Las Vegas: Watery graves starting to cough up Sin City's darkest secrets
In a grueling decades-long drought, Lake Mead is drying up and its receding waters are leaving behind the usual flotsam and jetsam of a lake heavily trafficked by weekend boaters
The watery graves outside Las Vegas are starting to cough up Sin City's darkest secrets as climate change is messing up with the mafia.
In a grueling decades-long drought, Lake Mead is drying up and its receding waters are leaving behind the usual flotsam and jetsam of a lake heavily trafficked by weekend boaters.
After authorities found the remains of a human being stuffed in a barrel they discovered that he had been shot in the head.
Geoff Schumacher of The Mob Museum in Las Vegas told news agency AFP that "The mob had a propensity to put people in barrels, whether they're burying them in a lake, or dumping them out in the field."
''That's number one.
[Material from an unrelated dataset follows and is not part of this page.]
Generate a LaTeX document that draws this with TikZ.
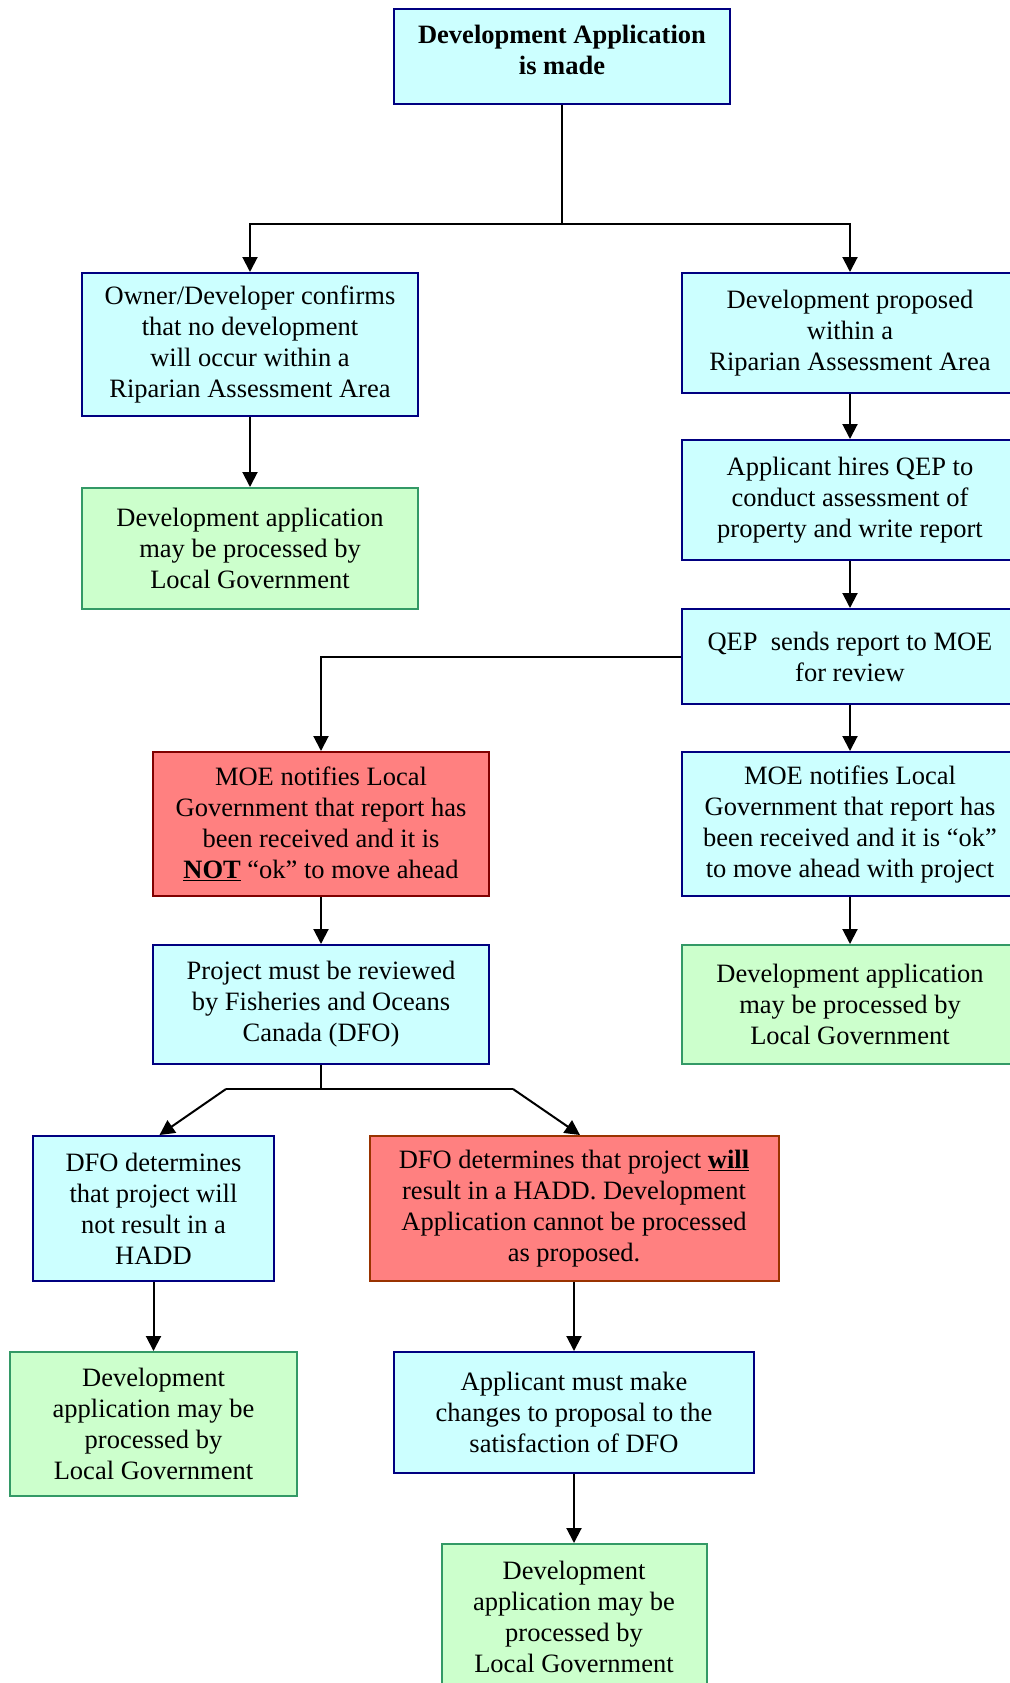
\documentclass[tikz,border=0pt]{standalone}
\usepackage{fontspec}
\setmainfont{Liberation Serif}
\usetikzlibrary{arrows.meta}
\definecolor{boxcyan}{HTML}{CCFFFF}
\definecolor{boxnavy}{HTML}{000080}
\definecolor{boxred}{HTML}{FF8080}
\definecolor{boxmaroon}{HTML}{800000}
\definecolor{boxrust}{HTML}{993300}
\definecolor{boxgreen}{HTML}{CCFFCC}
\definecolor{boxsea}{HTML}{339966}
\tikzset{
  stepbase/.style={draw, line width=2pt, align=center, inner sep=4pt,
    font=\fontsize{26.5}{31}\selectfont},
  bluebox/.style={stepbase, fill=boxcyan, draw=boxnavy},
  redbox/.style={stepbase, fill=boxred, draw=boxmaroon},
  greenbox/.style={stepbase, fill=boxgreen, draw=boxsea},
  flow/.style={line width=2pt, -{Triangle[length=15pt,width=15pt]}},
  link/.style={line width=2pt}
}
\begin{document}
\begin{tikzpicture}[x=1pt, y=1pt]
\useasboundingbox (0,0) rectangle (1009,-1683);
% top
\node [bluebox, minimum width=336pt, minimum height=95pt] (app) at (562,-56.5)
  {\textbf{Development Application}\\\textbf{is made}\\[-18pt]};
% left branch
\node [bluebox, minimum width=336pt, minimum height=143pt] (owner) at (250,-344.5)
  {Owner/Developer confirms\\that no development\\will occur within a\\Riparian Assessment Area};
\node [greenbox, minimum width=336pt, minimum height=121pt] (lgleft) at (250,-548.5)
  {Development application\\may be processed by\\Local Government};
% right branch
\node [bluebox, minimum width=336pt, minimum height=120pt] (inside) at (850,-333)
  {Development proposed\\within a\\Riparian Assessment Area};
\node [bluebox, minimum width=336pt, minimum height=120pt] (hires) at (850,-500)
  {Applicant hires QEP to\\conduct assessment of\\property and write report};
\node [bluebox, minimum width=336pt, minimum height=95pt] (qep) at (850,-656.5)
  {QEP\ \ sends report to MOE\\for review};
\node [bluebox, minimum width=336pt, minimum height=144pt] (moeok) at (850,-824)
  {MOE notifies Local\\Government that report has\\been received and it is “ok”\\to move ahead with project};
\node [greenbox, minimum width=336pt, minimum height=119pt] (lgright) at (850,-1004.5)
  {Development application\\may be processed by\\Local Government};
% not ok branch
\node [redbox, minimum width=336pt, minimum height=144pt] (moenot) at (321,-824)
  {MOE notifies Local\\Government that report has\\been received and it is\\\underline{\textbf{NOT}} “ok” to move ahead};
\node [bluebox, minimum width=336pt, minimum height=119pt] (dfo) at (321,-1004.5)
  {Project must be reviewed\\by Fisheries and Oceans\\Canada (DFO)};
% DFO outcomes
\node [bluebox, minimum width=241pt, minimum height=145pt] (nohadd) at (153.5,-1208.5)
  {DFO determines\\that project will\\not result in a\\HADD};
\node [redbox, draw=boxrust, minimum width=409pt, minimum height=145pt] (hadd) at (574,-1208.5)
  {DFO determines that project \underline{\textbf{will}}\\result in a HADD. Development\\Application cannot be processed\\as proposed.};
\node [greenbox, minimum width=287pt, minimum height=144pt] (lgdfo) at (153.5,-1424)
  {Development\\application may be\\processed by\\Local Government};
\node [bluebox, minimum width=360pt, minimum height=121pt] (changes) at (574,-1412.5)
  {Applicant must make\\changes to proposal to the\\satisfaction of DFO};
\node [greenbox, minimum width=265pt, minimum height=145pt] (lgend) at (574,-1616.5)
  {Development\\application may be\\processed by\\Local Government};
% connectors
\coordinate (fork) at (562,-224);
\coordinate (split) at (321,-1089);
\coordinate (kneel) at (226,-1089);
\coordinate (kneer) at (513,-1089);
\draw [link] (app.south) -- (fork);
\draw [flow] (fork) -| (owner.north);
\draw [flow] (fork) -| (inside.north);
\draw [flow] (owner) -- (lgleft);
\draw [flow] (inside) -- (hires);
\draw [flow] (hires) -- (qep);
\draw [flow] (qep) -- (moeok);
\draw [flow] (moeok) -- (lgright);
\draw [flow] (qep.west) -| (moenot.north);
\draw [flow] (moenot) -- (dfo);
\draw [link] (dfo.south) -- (split);
\draw [link] (kneel) -- (kneer);
\draw [flow] (kneel) -- ([xshift=6pt]nohadd.north);
\draw [flow] (kneer) -- ([xshift=6pt]hadd.north);
\draw [flow] (nohadd) -- (lgdfo);
\draw [flow] (hadd) -- (changes);
\draw [flow] (changes) -- (lgend);
\end{tikzpicture}
\end{document}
Number two, the person was shot in the head, typical mob hit style.''
"And third, we know that this happened in the late '70s, early '80s (when) the mob was very prominent in Las Vegas."
In the 20th century, an improbable oasis of hotels, casinos, and vice sprouted in the baking Nevada desert.
The population of Las Vegas swelled in the 1930s after work began on the nearby Hoover Dam even though it had been founded in 1905.
Organised crime was lurking in the background following an influx of construction workers which created a market for entertainment, which was filled by sex workers, showgirls, and legalised gambling.
"The mob played a pretty big role in the development of Las Vegas from the 1940s through the 1980s," said Schumacher.
"There was a lot of behind-the-scenes activity where the mob was controlling the management of the casinos, but also building and expanding the casinos, using in many cases, Teamsters union money."
He believes that the body found belongs to Jay Vandermark, who worked at the Stardust Hotel, an operation run by Frank "Lefty" Rosenthal on behalf of the Chicago Mob.
Becoming the global capital of gambling, the city grew rich in the post-World War II boom that fueled the American dream.
A mafia boss in Chicago or New York wanted his cut for every $100 that a hapless tourist lost at the blackjack table in a fug of free booze.